• Supplied data

● ● ● ● ● ● ●

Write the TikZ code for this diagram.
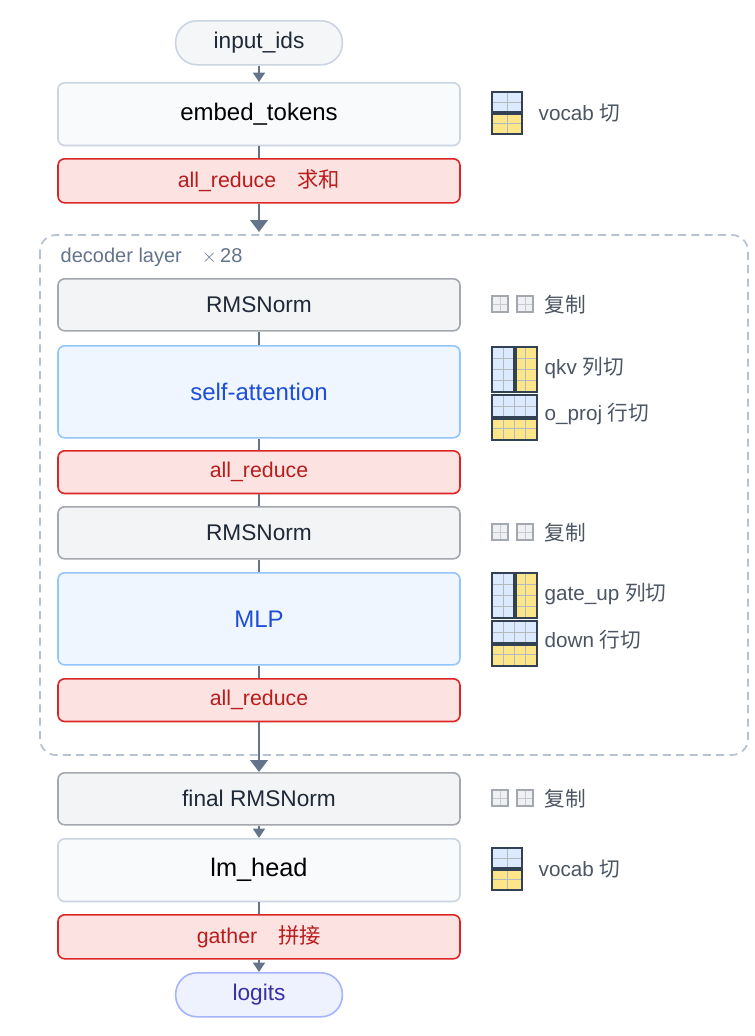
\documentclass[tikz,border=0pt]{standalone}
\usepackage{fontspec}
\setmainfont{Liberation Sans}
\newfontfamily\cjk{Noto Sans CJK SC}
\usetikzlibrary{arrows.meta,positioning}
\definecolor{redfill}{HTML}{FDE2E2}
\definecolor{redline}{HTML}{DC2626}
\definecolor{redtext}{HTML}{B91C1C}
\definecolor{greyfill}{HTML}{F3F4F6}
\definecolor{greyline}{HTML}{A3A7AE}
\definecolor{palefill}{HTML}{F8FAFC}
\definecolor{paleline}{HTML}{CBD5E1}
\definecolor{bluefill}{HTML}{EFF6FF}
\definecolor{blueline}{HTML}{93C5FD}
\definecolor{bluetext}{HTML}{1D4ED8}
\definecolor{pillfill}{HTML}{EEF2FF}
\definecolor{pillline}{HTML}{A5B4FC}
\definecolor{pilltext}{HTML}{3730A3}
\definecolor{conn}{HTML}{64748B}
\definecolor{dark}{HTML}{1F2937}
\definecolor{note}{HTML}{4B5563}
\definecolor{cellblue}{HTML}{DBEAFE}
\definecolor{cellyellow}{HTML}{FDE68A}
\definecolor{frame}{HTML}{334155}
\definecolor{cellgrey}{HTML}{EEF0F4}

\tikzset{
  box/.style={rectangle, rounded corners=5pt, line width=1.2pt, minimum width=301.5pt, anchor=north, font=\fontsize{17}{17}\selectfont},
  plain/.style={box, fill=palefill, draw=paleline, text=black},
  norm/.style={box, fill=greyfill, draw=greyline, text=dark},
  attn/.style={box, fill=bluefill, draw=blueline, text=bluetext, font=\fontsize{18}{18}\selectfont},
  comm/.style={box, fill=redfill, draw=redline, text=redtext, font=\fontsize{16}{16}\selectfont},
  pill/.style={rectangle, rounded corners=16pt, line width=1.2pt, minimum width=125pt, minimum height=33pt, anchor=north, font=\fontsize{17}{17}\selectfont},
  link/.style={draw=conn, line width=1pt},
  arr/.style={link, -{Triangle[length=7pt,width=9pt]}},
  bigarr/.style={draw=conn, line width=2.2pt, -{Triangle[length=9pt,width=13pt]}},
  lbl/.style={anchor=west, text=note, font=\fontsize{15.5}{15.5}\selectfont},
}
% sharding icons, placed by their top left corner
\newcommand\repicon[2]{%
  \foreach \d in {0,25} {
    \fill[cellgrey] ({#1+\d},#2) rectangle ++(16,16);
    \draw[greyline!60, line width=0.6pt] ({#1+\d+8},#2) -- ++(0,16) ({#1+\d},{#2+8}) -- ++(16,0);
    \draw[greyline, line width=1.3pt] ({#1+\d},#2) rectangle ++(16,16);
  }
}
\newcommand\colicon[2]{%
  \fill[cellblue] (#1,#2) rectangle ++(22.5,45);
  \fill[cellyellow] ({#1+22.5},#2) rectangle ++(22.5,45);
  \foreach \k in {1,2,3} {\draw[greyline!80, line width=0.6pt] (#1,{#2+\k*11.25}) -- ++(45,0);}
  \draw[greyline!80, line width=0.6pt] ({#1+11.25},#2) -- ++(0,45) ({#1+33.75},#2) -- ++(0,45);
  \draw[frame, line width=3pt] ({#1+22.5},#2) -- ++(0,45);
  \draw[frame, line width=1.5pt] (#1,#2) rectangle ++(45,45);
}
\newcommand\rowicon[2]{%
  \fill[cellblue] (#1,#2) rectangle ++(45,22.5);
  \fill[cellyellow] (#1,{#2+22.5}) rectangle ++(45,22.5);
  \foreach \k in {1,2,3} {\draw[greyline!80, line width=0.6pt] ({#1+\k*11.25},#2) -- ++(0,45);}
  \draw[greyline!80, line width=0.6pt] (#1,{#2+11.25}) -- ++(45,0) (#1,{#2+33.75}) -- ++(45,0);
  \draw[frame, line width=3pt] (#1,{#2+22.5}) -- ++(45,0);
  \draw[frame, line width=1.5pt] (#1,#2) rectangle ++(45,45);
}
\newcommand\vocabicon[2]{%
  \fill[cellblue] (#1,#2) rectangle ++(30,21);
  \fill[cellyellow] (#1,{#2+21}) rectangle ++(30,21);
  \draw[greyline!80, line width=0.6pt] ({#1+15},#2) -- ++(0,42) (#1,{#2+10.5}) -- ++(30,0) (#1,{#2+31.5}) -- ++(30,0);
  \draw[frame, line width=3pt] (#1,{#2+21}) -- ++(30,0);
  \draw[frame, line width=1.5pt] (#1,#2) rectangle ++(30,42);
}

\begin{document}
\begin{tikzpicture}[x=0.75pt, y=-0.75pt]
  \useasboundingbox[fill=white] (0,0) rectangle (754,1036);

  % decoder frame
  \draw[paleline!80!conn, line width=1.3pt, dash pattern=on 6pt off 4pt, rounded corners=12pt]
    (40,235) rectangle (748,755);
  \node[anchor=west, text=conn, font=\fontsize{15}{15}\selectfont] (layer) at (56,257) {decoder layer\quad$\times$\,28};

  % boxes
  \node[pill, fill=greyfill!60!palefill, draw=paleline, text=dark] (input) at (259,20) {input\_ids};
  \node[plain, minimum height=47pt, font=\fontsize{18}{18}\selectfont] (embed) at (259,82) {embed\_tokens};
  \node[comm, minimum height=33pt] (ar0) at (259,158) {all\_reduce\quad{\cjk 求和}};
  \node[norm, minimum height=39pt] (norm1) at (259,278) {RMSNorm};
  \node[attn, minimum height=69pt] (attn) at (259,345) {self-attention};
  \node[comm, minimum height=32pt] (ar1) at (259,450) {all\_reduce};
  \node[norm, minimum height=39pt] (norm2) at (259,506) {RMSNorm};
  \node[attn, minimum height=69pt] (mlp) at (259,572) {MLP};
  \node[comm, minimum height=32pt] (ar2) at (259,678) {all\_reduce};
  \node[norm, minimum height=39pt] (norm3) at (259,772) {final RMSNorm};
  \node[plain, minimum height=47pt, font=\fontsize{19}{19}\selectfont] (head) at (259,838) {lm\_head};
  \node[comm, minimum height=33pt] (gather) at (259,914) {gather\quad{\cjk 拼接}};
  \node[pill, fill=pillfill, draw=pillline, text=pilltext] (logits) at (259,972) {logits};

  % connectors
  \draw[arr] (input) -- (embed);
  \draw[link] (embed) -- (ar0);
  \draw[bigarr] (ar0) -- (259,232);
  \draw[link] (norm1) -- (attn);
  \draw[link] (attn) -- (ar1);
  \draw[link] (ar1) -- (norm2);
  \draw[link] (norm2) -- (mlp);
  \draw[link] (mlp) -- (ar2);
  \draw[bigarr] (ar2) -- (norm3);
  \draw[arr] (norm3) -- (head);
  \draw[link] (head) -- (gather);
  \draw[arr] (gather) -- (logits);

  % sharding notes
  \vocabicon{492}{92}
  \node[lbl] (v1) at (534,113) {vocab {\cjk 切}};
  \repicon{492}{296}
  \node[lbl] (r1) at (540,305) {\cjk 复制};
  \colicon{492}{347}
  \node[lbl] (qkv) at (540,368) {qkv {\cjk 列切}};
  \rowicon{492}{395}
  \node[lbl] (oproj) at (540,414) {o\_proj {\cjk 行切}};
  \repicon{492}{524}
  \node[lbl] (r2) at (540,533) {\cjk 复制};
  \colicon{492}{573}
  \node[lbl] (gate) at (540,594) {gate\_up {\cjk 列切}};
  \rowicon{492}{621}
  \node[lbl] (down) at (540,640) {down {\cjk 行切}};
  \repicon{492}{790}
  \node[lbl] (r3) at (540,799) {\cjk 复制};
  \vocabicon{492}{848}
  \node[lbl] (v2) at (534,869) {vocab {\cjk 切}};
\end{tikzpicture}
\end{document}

● ● ● ● ● ● ●

• Written exercise
Transcribe the listing above verbatim. Omit the pictures.

• Answer
Write the TikZ code for this diagram.
\documentclass[tikz,border=0pt]{standalone}
\usepackage{fontspec}
\setmainfont{Liberation Sans}
\newfontfamily\cjk{Noto Sans CJK SC}
\usetikzlibrary{arrows.meta,positioning}
\definecolor{redfill}{HTML}{FDE2E2}
\definecolor{redline}{HTML}{DC2626}
\definecolor{redtext}{HTML}{B91C1C}
\definecolor{greyfill}{HTML}{F3F4F6}
\definecolor{greyline}{HTML}{A3A7AE}
\definecolor{palefill}{HTML}{F8FAFC}
\definecolor{paleline}{HTML}{CBD5E1}
\definecolor{bluefill}{HTML}{EFF6FF}
\definecolor{blueline}{HTML}{93C5FD}
\definecolor{bluetext}{HTML}{1D4ED8}
\definecolor{pillfill}{HTML}{EEF2FF}
\definecolor{pillline}{HTML}{A5B4FC}
\definecolor{pilltext}{HTML}{3730A3}
\definecolor{conn}{HTML}{64748B}
\definecolor{dark}{HTML}{1F2937}
\definecolor{note}{HTML}{4B5563}
\definecolor{cellblue}{HTML}{DBEAFE}
\definecolor{cellyellow}{HTML}{FDE68A}
\definecolor{frame}{HTML}{334155}
\definecolor{cellgrey}{HTML}{EEF0F4}

\tikzset{
  box/.style={rectangle, rounded corners=5pt, line width=1.2pt, minimum width=301.5pt, anchor=north, font=\fontsize{17}{17}\selectfont},
  plain/.style={box, fill=palefill, draw=paleline, text=black},
  norm/.style={box, fill=greyfill, draw=greyline, text=dark},
  attn/.style={box, fill=bluefill, draw=blueline, text=bluetext, font=\fontsize{18}{18}\selectfont},
  comm/.style={box, fill=redfill, draw=redline, text=redtext, font=\fontsize{16}{16}\selectfont},
  pill/.style={rectangle, rounded corners=16pt, line width=1.2pt, minimum width=125pt, minimum height=33pt, anchor=north, font=\fontsize{17}{17}\selectfont},
  link/.style={draw=conn, line width=1pt},
  arr/.style={link, -{Triangle[length=7pt,width=9pt]}},
  bigarr/.style={draw=conn, line width=2.2pt, -{Triangle[length=9pt,width=13pt]}},
  lbl/.style={anchor=west, text=note, font=\fontsize{15.5}{15.5}\selectfont},
}
% sharding icons, placed by their top left corner
\newcommand\repicon[2]{%
  \foreach \d in {0,25} {
    \fill[cellgrey] ({#1+\d},#2) rectangle ++(16,16);
    \draw[greyline!60, line width=0.6pt] ({#1+\d+8},#2) -- ++(0,16) ({#1+\d},{#2+8}) -- ++(16,0);
    \draw[greyline, line width=1.3pt] ({#1+\d},#2) rectangle ++(16,16);
  }
}
\newcommand\colicon[2]{%
  \fill[cellblue] (#1,#2) rectangle ++(22.5,45);
  \fill[cellyellow] ({#1+22.5},#2) rectangle ++(22.5,45);
  \foreach \k in {1,2,3} {\draw[greyline!80, line width=0.6pt] (#1,{#2+\k*11.25}) -- ++(45,0);}
  \draw[greyline!80, line width=0.6pt] ({#1+11.25},#2) -- ++(0,45) ({#1+33.75},#2) -- ++(0,45);
  \draw[frame, line width=3pt] ({#1+22.5},#2) -- ++(0,45);
  \draw[frame, line width=1.5pt] (#1,#2) rectangle ++(45,45);
}
\newcommand\rowicon[2]{%
  \fill[cellblue] (#1,#2) rectangle ++(45,22.5);
  \fill[cellyellow] (#1,{#2+22.5}) rectangle ++(45,22.5);
  \foreach \k in {1,2,3} {\draw[greyline!80, line width=0.6pt] ({#1+\k*11.25},#2) -- ++(0,45);}
  \draw[greyline!80, line width=0.6pt] (#1,{#2+11.25}) -- ++(45,0) (#1,{#2+33.75}) -- ++(45,0);
  \draw[frame, line width=3pt] (#1,{#2+22.5}) -- ++(45,0);
  \draw[frame, line width=1.5pt] (#1,#2) rectangle ++(45,45);
}
\newcommand\vocabicon[2]{%
  \fill[cellblue] (#1,#2) rectangle ++(30,21);
  \fill[cellyellow] (#1,{#2+21}) rectangle ++(30,21);
  \draw[greyline!80, line width=0.6pt] ({#1+15},#2) -- ++(0,42) (#1,{#2+10.5}) -- ++(30,0) (#1,{#2+31.5}) -- ++(30,0);
  \draw[frame, line width=3pt] (#1,{#2+21}) -- ++(30,0);
  \draw[frame, line width=1.5pt] (#1,#2) rectangle ++(30,42);
}

\begin{document}
\begin{tikzpicture}[x=0.75pt, y=-0.75pt]
  \useasboundingbox[fill=white] (0,0) rectangle (754,1036);

  % decoder frame
  \draw[paleline!80!conn, line width=1.3pt, dash pattern=on 6pt off 4pt, rounded corners=12pt]
    (40,235) rectangle (748,755);
  \node[anchor=west, text=conn, font=\fontsize{15}{15}\selectfont] (layer) at (56,257) {decoder layer\quad$\times$\,28};

  % boxes
  \node[pill, fill=greyfill!60!palefill, draw=paleline, text=dark] (input) at (259,20) {input\_ids};
  \node[plain, minimum height=47pt, font=\fontsize{18}{18}\selectfont] (embed) at (259,82) {embed\_tokens};
  \node[comm, minimum height=33pt] (ar0) at (259,158) {all\_reduce\quad{\cjk 求和}};
  \node[norm, minimum height=39pt] (norm1) at (259,278) {RMSNorm};
  \node[attn, minimum height=69pt] (attn) at (259,345) {self-attention};
  \node[comm, minimum height=32pt] (ar1) at (259,450) {all\_reduce};
  \node[norm, minimum height=39pt] (norm2) at (259,506) {RMSNorm};
  \node[attn, minimum height=69pt] (mlp) at (259,572) {MLP};
  \node[comm, minimum height=32pt] (ar2) at (259,678) {all\_reduce};
  \node[norm, minimum height=39pt] (norm3) at (259,772) {final RMSNorm};
  \node[plain, minimum height=47pt, font=\fontsize{19}{19}\selectfont] (head) at (259,838) {lm\_head};
  \node[comm, minimum height=33pt] (gather) at (259,914) {gather\quad{\cjk 拼接}};
  \node[pill, fill=pillfill, draw=pillline, text=pilltext] (logits) at (259,972) {logits};

  % connectors
  \draw[arr] (input) -- (embed);
  \draw[link] (embed) -- (ar0);
  \draw[bigarr] (ar0) -- (259,232);
  \draw[link] (norm1) -- (attn);
  \draw[link] (attn) -- (ar1);
  \draw[link] (ar1) -- (norm2);
  \draw[link] (norm2) -- (mlp);
  \draw[link] (mlp) -- (ar2);
  \draw[bigarr] (ar2) -- (norm3);
  \draw[arr] (norm3) -- (head);
  \draw[link] (head) -- (gather);
  \draw[arr] (gather) -- (logits);

  % sharding notes
  \vocabicon{492}{92}
  \node[lbl] (v1) at (534,113) {vocab {\cjk 切}};
  \repicon{492}{296}
  \node[lbl] (r1) at (540,305) {\cjk 复制};
  \colicon{492}{347}
  \node[lbl] (qkv) at (540,368) {qkv {\cjk 列切}};
  \rowicon{492}{395}
  \node[lbl] (oproj) at (540,414) {o\_proj {\cjk 行切}};
  \repicon{492}{524}
  \node[lbl] (r2) at (540,533) {\cjk 复制};
  \colicon{492}{573}
  \node[lbl] (gate) at (540,594) {gate\_up {\cjk 列切}};
  \rowicon{492}{621}
  \node[lbl] (down) at (540,640) {down {\cjk 行切}};
  \repicon{492}{790}
  \node[lbl] (r3) at (540,799) {\cjk 复制};
  \vocabicon{492}{848}
  \node[lbl] (v2) at (534,869) {vocab {\cjk 切}};
\end{tikzpicture}
\end{document}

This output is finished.